Exercise objective:
Give only the number of lines in the records below that contain the word "chart".

Data listing:
— start —

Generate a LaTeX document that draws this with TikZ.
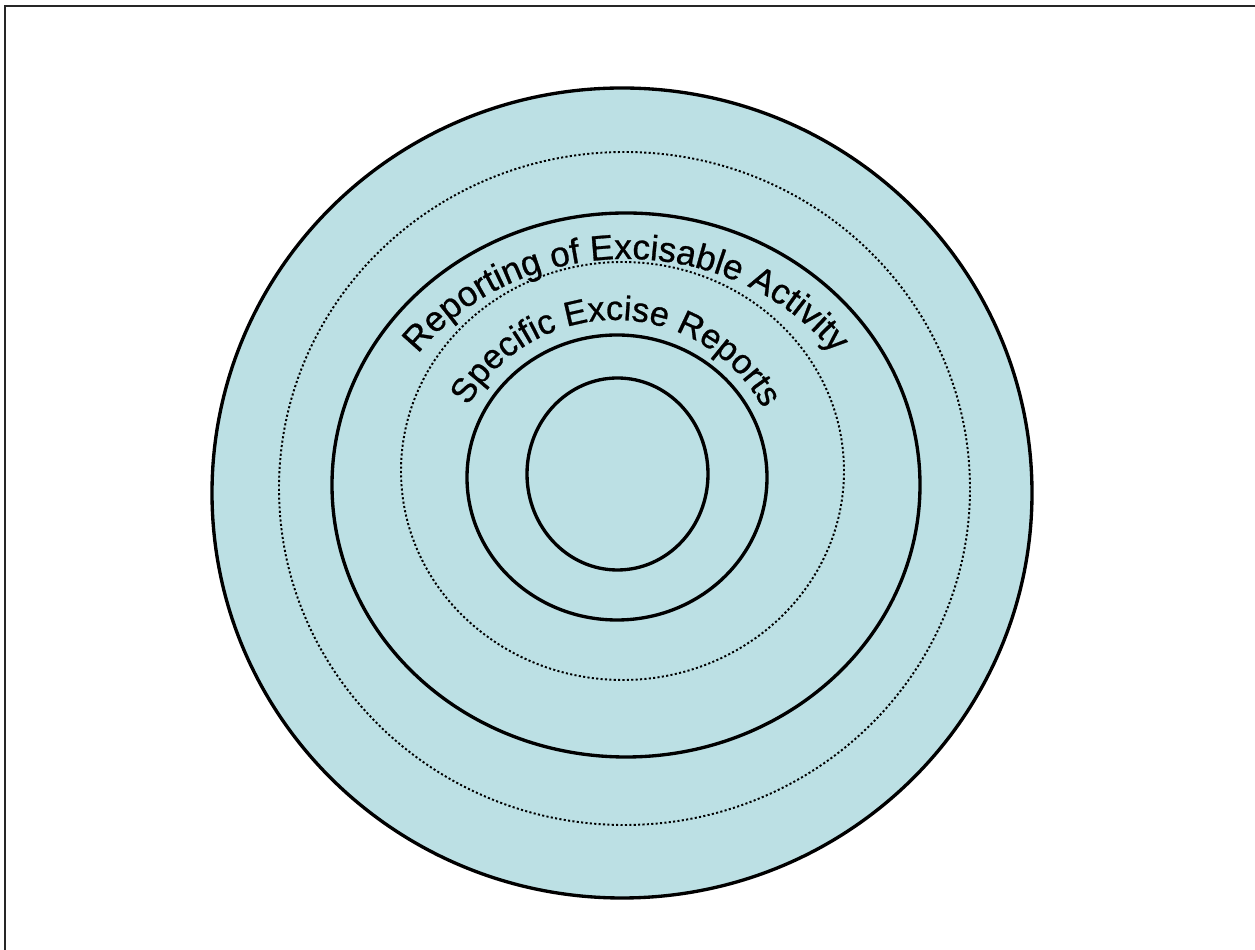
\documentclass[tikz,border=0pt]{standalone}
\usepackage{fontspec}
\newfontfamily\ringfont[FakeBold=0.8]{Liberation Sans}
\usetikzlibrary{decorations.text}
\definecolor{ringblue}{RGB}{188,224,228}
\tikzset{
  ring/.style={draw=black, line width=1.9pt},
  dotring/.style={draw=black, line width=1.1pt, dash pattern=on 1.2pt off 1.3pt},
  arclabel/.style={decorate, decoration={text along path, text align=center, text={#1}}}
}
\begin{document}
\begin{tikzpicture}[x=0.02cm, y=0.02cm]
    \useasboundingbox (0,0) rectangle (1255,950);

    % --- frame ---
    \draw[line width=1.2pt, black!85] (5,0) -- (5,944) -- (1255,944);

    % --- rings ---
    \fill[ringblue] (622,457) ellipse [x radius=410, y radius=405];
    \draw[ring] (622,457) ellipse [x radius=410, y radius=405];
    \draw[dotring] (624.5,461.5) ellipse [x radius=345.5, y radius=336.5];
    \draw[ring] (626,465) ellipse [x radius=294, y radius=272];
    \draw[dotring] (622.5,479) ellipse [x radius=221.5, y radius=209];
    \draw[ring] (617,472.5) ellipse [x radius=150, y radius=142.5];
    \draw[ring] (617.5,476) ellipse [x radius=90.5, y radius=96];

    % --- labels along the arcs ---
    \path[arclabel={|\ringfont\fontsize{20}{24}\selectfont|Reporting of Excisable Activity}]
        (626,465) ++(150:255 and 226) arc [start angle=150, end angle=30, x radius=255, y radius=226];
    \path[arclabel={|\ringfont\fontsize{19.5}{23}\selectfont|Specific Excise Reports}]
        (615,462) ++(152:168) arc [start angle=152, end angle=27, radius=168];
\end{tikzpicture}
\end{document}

— end —
— start —

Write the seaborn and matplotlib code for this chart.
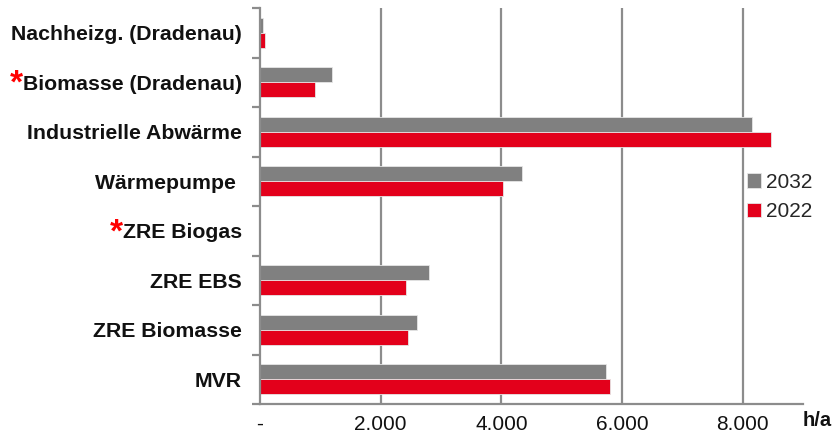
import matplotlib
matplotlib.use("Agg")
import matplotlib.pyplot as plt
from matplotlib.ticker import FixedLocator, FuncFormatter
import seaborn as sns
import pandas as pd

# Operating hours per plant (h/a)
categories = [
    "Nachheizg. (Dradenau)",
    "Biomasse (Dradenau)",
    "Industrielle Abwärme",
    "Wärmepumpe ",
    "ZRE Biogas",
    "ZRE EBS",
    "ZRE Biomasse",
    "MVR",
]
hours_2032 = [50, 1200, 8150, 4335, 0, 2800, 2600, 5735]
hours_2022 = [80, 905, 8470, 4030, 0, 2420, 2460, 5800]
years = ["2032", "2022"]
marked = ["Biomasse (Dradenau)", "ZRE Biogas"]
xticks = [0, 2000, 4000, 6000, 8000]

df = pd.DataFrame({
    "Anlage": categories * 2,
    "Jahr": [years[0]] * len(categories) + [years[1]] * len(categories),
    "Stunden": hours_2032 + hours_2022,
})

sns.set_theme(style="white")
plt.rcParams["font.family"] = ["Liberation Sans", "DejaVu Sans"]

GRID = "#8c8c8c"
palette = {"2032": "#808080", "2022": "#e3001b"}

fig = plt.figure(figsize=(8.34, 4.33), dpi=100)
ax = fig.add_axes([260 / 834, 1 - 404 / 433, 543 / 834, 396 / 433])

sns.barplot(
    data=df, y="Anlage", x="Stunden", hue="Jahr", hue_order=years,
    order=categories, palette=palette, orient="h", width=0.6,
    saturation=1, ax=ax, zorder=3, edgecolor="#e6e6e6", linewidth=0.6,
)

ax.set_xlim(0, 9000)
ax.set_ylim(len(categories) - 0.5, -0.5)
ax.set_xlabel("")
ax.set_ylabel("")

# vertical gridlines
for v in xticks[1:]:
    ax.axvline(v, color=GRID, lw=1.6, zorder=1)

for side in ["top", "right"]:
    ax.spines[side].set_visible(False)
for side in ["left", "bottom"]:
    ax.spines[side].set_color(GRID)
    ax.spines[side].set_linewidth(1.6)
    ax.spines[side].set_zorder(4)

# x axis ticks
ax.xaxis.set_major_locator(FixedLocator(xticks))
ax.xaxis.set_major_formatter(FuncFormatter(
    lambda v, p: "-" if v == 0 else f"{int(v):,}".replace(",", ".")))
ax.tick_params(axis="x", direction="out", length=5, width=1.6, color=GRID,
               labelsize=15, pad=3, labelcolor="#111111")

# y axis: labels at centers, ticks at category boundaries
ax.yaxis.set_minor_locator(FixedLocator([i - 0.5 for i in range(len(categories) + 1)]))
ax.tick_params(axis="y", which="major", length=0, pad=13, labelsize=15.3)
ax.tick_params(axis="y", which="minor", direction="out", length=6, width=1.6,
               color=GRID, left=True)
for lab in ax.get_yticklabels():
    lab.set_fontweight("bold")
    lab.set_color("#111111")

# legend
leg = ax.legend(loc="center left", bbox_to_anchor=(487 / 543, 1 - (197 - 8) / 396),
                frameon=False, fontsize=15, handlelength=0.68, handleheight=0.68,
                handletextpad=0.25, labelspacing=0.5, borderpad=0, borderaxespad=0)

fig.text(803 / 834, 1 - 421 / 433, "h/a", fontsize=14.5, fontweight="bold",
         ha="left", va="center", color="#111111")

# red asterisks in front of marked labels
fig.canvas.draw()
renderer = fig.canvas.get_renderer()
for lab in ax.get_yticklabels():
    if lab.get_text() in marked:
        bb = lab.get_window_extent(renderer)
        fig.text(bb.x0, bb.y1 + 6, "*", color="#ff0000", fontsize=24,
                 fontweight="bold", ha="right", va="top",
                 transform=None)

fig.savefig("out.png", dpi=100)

— end —
— start —

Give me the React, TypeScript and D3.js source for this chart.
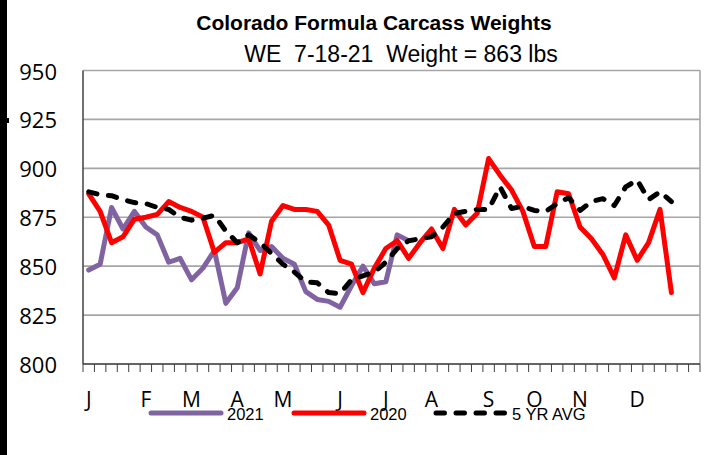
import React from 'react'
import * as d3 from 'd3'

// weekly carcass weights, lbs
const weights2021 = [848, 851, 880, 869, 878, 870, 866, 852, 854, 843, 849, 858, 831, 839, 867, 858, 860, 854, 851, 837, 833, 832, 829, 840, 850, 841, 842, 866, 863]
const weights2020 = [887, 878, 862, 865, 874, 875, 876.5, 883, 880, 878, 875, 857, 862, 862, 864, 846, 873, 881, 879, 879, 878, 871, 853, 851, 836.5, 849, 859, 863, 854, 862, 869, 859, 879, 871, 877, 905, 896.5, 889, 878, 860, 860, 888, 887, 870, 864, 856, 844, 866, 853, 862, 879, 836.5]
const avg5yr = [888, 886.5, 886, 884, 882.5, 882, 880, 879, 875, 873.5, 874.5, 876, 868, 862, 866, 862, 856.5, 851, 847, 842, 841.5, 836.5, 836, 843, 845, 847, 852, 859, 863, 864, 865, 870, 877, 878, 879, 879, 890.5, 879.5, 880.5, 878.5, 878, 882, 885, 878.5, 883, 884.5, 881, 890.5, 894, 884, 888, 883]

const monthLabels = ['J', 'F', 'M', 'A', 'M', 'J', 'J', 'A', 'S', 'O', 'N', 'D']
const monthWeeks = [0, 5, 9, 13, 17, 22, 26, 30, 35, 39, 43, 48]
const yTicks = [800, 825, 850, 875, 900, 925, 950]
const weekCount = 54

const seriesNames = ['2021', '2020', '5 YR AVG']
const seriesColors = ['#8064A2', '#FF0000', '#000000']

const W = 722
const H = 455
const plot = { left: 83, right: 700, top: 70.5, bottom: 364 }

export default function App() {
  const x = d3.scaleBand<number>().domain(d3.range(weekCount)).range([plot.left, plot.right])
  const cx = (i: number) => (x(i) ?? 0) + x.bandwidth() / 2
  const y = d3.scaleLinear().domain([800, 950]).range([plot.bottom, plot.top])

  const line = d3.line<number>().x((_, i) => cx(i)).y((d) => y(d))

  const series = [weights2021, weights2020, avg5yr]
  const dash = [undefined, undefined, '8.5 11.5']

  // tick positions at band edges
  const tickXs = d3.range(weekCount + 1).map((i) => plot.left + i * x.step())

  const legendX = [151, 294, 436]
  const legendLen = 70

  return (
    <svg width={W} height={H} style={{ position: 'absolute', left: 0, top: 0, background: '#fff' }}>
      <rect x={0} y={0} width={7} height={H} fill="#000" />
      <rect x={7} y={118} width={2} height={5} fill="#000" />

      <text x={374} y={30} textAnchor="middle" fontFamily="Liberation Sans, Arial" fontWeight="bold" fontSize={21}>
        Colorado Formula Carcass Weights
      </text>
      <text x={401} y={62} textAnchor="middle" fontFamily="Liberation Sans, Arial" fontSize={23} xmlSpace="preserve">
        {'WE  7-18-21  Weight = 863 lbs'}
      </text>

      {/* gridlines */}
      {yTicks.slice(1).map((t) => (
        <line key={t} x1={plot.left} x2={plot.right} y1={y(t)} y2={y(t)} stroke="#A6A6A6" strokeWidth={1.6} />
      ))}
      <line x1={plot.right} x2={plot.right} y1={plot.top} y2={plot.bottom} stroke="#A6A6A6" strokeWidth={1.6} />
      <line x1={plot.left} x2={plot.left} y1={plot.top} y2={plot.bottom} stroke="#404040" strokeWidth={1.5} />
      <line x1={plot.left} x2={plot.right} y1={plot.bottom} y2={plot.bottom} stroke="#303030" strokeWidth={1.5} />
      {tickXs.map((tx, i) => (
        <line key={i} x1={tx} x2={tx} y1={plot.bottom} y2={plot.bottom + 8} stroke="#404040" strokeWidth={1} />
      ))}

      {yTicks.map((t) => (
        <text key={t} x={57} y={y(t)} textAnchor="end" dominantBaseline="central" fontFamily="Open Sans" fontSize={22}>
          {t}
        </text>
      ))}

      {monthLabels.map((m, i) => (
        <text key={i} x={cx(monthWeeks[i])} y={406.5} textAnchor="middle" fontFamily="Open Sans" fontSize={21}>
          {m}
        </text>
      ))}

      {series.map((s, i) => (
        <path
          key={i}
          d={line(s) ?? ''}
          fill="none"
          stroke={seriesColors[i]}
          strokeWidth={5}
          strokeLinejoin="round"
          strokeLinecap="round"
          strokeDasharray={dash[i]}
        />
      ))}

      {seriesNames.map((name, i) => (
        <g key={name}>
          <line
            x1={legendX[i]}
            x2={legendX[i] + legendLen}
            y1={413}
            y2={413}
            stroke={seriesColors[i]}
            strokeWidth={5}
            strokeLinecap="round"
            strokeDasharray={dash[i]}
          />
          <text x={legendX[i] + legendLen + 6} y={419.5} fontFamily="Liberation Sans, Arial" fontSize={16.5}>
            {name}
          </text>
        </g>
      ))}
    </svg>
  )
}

— end —

Written answer:
2